GitHub Actions Importer is already being used by a small group of enterprise IT organizations to migrate workflows and template the GitHub CI/CD platform.
Damian Brady, senior manager for developer advocacy at GitHub, told conference attendees that these free tools will become more broadly available in 2023. GitHub Actions Importer will be distributed as a Docker container that manifests itself as an extension of the GitHub command line interface (CLI).
One of the biggest challenges the company has faced in driving adoption of its platforms is that many DevOps teams don’t want to rebuild the templates and workflows they are already using on their existing CI/CD platform, he noted.
Other GitHub Actions extensions include native integration with software development tools for building internet-of-things (IoT) applications and support for personal access tokens (PATs) that enable more granular control over permissions and repository access.
Other security capabilities include expanded access to audit log events in the enterprise edition of GitHub, an ability for maintainers of open source repositories to privately share vulnerability reports and support for Ruby as one of the programming languages now supported by a CodeQL tool for discovering vulnerabilities.

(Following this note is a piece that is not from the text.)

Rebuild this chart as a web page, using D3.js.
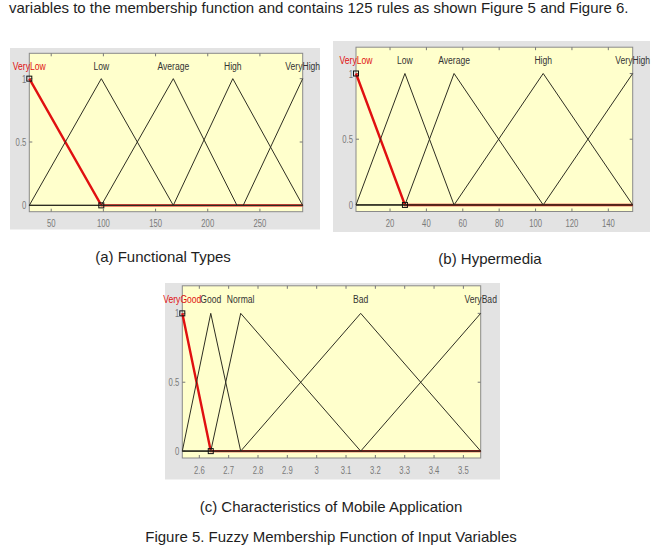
<!DOCTYPE html>
<html>
<head>
<meta charset="utf-8">
<script src="https://cdn.jsdelivr.net/npm/d3@7"></script>
<style>
  body { margin: 0; background: #fff; }
  text { font-family: "Liberation Sans", Arial, sans-serif; }
</style>
</head>
<body>
<div id="fig"></div>
<script>
/* Data */
// (a) Functional Types
const aDomain = [29, 291];
const aTicks = [50, 100, 150, 200, 250];
const aNames = ["VeryLow", "Low", "Average", "High", "VeryHigh"];
const aParams = [[29, 29, 98], [29, 98, 167], [98, 167, 228], [167, 224, 291], [234, 291, 291]];

// (b) Hypermedia
const bDomain = [1.3, 153.4];
const bTicks = [20, 40, 60, 80, 100, 120, 140];
const bNames = ["VeryLow", "Low", "Average", "High", "VeryHigh"];
const bParams = [[1.3, 1.3, 28.2], [1.3, 28.2, 55.2], [28.2, 55.2, 104.2], [55.2, 104.2, 153.4], [104.2, 153.4, 153.4]];

// (c) Characteristics of Mobile Application
const cDomain = [2.542, 3.559];
const cTicks = [2.6, 2.7, 2.8, 2.9, 3, 3.1, 3.2, 3.3, 3.4, 3.5];
const cNames = ["VeryGood", "Good", "Normal", "Bad", "VeryBad"];
const cParams = [[2.542, 2.542, 2.639], [2.542, 2.639, 2.741], [2.639, 2.741, 3.15], [2.741, 3.15, 3.559], [3.15, 3.559, 3.559]];

const yTicks = [0, 0.5, 1];

const W = 662, H = 546;
const svg = d3.select("#fig").append("svg")
  .attr("width", W).attr("height", H);

svg.append("rect").attr("width", W).attr("height", H).attr("fill", "#fff");

// Condensed text helper (the screenshot fonts are squeezed sideways)
function narrowText(g, x, y, str, opts) {
  return g.append("text")
    .attr("transform", "translate(" + x + "," + y + ") scale(" + opts.sx + ",1)")
    .attr("text-anchor", opts.anchor || "middle")
    .attr("dominant-baseline", "central")
    .attr("font-size", opts.size)
    .attr("fill", opts.color)
    .text(str);
}

function trimf(x, p) {
  const [a, b, c] = p;
  if (x < a || x > c) return 0;
  if (x <= b) return a === b ? 1 : (x - a) / (b - a);
  return c === b ? 1 : (c - x) / (c - b);
}

function drawPanel(box, domain, ticks, names, params) {
  const g = svg.append("g");

  g.append("rect")
    .attr("x", box.gx0).attr("y", box.gy0)
    .attr("width", box.gx1 - box.gx0).attr("height", box.gy1 - box.gy0)
    .attr("fill", "#e3e3e3");

  const x = d3.scaleLinear().domain(domain).range([box.px0, box.px1]);
  const y = d3.scaleLinear().domain([-0.05, 1.2]).range([box.py1, box.py0]);

  g.append("rect")
    .attr("x", box.px0).attr("y", box.py0)
    .attr("width", box.px1 - box.px0).attr("height", box.py1 - box.py0)
    .attr("fill", "#ffffcc")
    .attr("stroke", "#8a8a8a").attr("stroke-width", 1);

  // tick marks inside the box
  ticks.forEach(function(t) {
    g.append("line").attr("x1", x(t)).attr("x2", x(t))
      .attr("y1", box.py1).attr("y2", box.py1 - 3).attr("stroke", "#777");
    g.append("line").attr("x1", x(t)).attr("x2", x(t))
      .attr("y1", box.py0).attr("y2", box.py0 + 3).attr("stroke", "#777");
    narrowText(g, x(t), box.py1 + 11.5, d3.format("")(t),
      {sx: 0.7, size: 11, color: "#7a7a7a"});
  });
  yTicks.forEach(function(t) {
    g.append("line").attr("x1", box.px0).attr("x2", box.px0 + 3)
      .attr("y1", y(t)).attr("y2", y(t)).attr("stroke", "#777");
    g.append("line").attr("x1", box.px1).attr("x2", box.px1 - 3)
      .attr("y1", y(t)).attr("y2", y(t)).attr("stroke", "#777");
    narrowText(g, box.px0 - 3, y(t), d3.format("")(t),
      {sx: 0.7, size: 11, color: "#7a7a7a", anchor: "end"});
  });

  const line = d3.line().x(d => x(d[0])).y(d => y(d[1]));
  function points(p) {
    const xs = Array.from(new Set([domain[0], p[0], p[1], p[2], domain[1]])).sort((u, v) => u - v);
    return xs.map(v => [v, trimf(v, p)]);
  }

  // selected MF in red, under the others
  g.append("path").attr("d", line(points(params[0])))
    .attr("fill", "none").attr("stroke", "#e01010").attr("stroke-width", 2.4);

  params.slice(1).forEach(function(p) {
    g.append("path").attr("d", line(points(p)))
      .attr("fill", "none").attr("stroke", "#2e2e22").attr("stroke-width", 1);
  });

  // vertex markers of the selected MF
  [[params[0][1], 1], [params[0][2], 0]].forEach(function(d) {
    g.append("rect")
      .attr("x", x(d[0]) - 2.5).attr("y", y(d[1]) - 2.5)
      .attr("width", 5).attr("height", 5)
      .attr("fill", "none").attr("stroke", "#111").attr("stroke-width", 1);
  });

  // MF names above the peaks
  names.forEach(function(n, i) {
    narrowText(g, x(params[i][1]), y(1.1), n,
      {sx: 0.78, size: 11, color: i === 0 ? "#e01010" : "#333"});
  });
}

drawPanel({gx0: 10, gy0: 48, gx1: 320, gy1: 229.5, px0: 29.3, px1: 302.7, py0: 53.3, py1: 211.7},
  aDomain, aTicks, aNames, aParams);
drawPanel({gx0: 333, gy0: 41, gx1: 650, gy1: 232, px0: 356, px1: 632.7, py0: 47.2, py1: 211.5},
  bDomain, bTicks, bNames, bParams);
drawPanel({gx0: 165, gy0: 283, gx1: 500, gy1: 479.5, px0: 182.3, px1: 480.7, py0: 285.8, py1: 458},
  cDomain, cTicks, cNames, cParams);

// Texts of the page
function caption(x, y, str, anchor) {
  svg.append("text").attr("x", x).attr("y", y)
    .attr("text-anchor", anchor || "middle")
    .attr("font-size", 15).attr("fill", "#1e1e1e")
    .text(str);
}
caption(9, 12.5, "variables to the membership function and contains 125 rules as shown Figure 5 and Figure 6.", "start");
caption(163, 261.5, "(a) Functional Types");
caption(490, 263.5, "(b) Hypermedia");
caption(331, 512, "(c) Characteristics of Mobile Application");
caption(331, 541.5, "Figure 5. Fuzzy Membership Function of Input Variables");
</script>
</body>
</html>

Additional extensions to existing services for developers also were previewed, including an ability to interact with the GitHub Copilot tool for automating code writing using voice commands. Dubbed “Hey, GitHub!” the tool is available as an experiment being advanced by the GitHub Next research team.
Finally, the company previewed enhancements to code search-and-view capabilities in the Codespaces tool that will now be made available for free for up to 60 hours per month to developers.
GitHub claims its CI/CD platform is now being used to process 10 million builds a day, most of which are employing code accessed via its repository. It’s not clear how that compares to other CI/CD platforms, but it’s apparent the GitHub Actions CI/CD platform has gained a significant amount of traction as GitHub continues to make a case for creating tighter integrations between its repository and CI/CD platform. GitHub is also clearly signaling it will spend a lot more time wooing organizations that already have a legacy CI/CD platform installed.
In the meantime, the next era of DevOps has arrived as workloads become both more complex to build and deploy across highly distributed computing environments. Many of the CI/CD platforms that organizations deployed are now straining under the weight of multiple customizations and extensions that have been made over the years. Each DevOps teams will need to decide whether maintaining those platforms makes the most technical and economic sense or if they should migrate to a more modern platform.
Regardless of what they decide, one thing that is certain is that DevOps teams won’t be getting larger, so the need to invest in higher levels of automation has become pressing.